За окном тёплый дождь. Дома тихо. Теперь у нашей семьи иркутская прописка. Я люблю в сумерках сидеть дома, не зажигая света, и вспоминать, вспоминать… Вот и сегодня память как стёклышки калейдоскопа, которые то сходятся в одной точке, то разбегаются в стороны, создают причудливые узоры прошлого. В последний год войны я привёз в Иркутск всё то же звание – эвакуированный. Мальчишки так и дразнили меня до первой драки. Учился я не очень хорошо. Познавший трудное голодное детство, ещё не окрепшую мужскую силу, я был хулиганистым мальчишкой. Все свои обиды и отношения решали мы в драках на кулаках за зданием школы, кто кого! На другой день все были дружны и веселы. Военное детство научило меня выносливости, предприимчивости, организованности, доброте к людям. Отец не вернулся с войны, погиб в 1942-м под Сталинградом. Нам, потомкам, осталась наша фамилия на знамени в пантеоне Славы на Мамаевом кургане.

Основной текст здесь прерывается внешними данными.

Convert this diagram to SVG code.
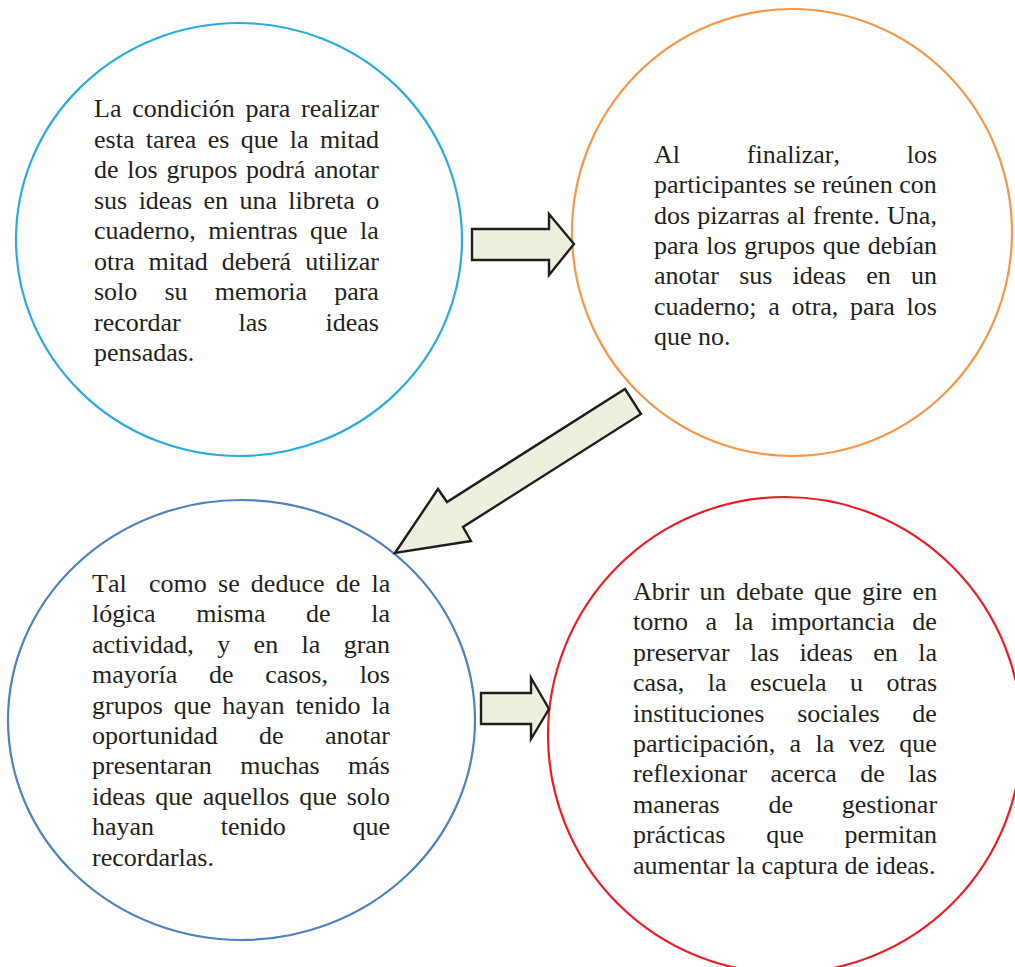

Через десять лет после окончания войны я вернулся в Москву на работу собственным фотокорреспондентом ТАСС по моей уже полюбившейся Сибири. Бывая в Москве, я редкий раз не приходил на Красную Пресню. Домов наших не было, зато расширился парк. Его дорожки были посыпаны красной крошкой из кирпича, наверное, оставшегося от наших домов.
Глядя сегодня на своих детей и внуков, я думаю: какое счастье, что они не испытали и не пережили всего того, что видело наше поколение.
Мы не без гордости называем себя «детьми войны». Только мы и оставшиеся ветераны смогут сегодня вспомнить и рассказать о тяжелейших днях испытаний и невзгод, героических подвигах, выпавших на долю наших дедов, отцов и матерей. Да, и нашему поколению выпали большие испытания. Приближается 65 лет Победы над фашизмом. Это всенародный праздник огромной страны – бывшего Советского Союза, нас с вами, всех народов мира.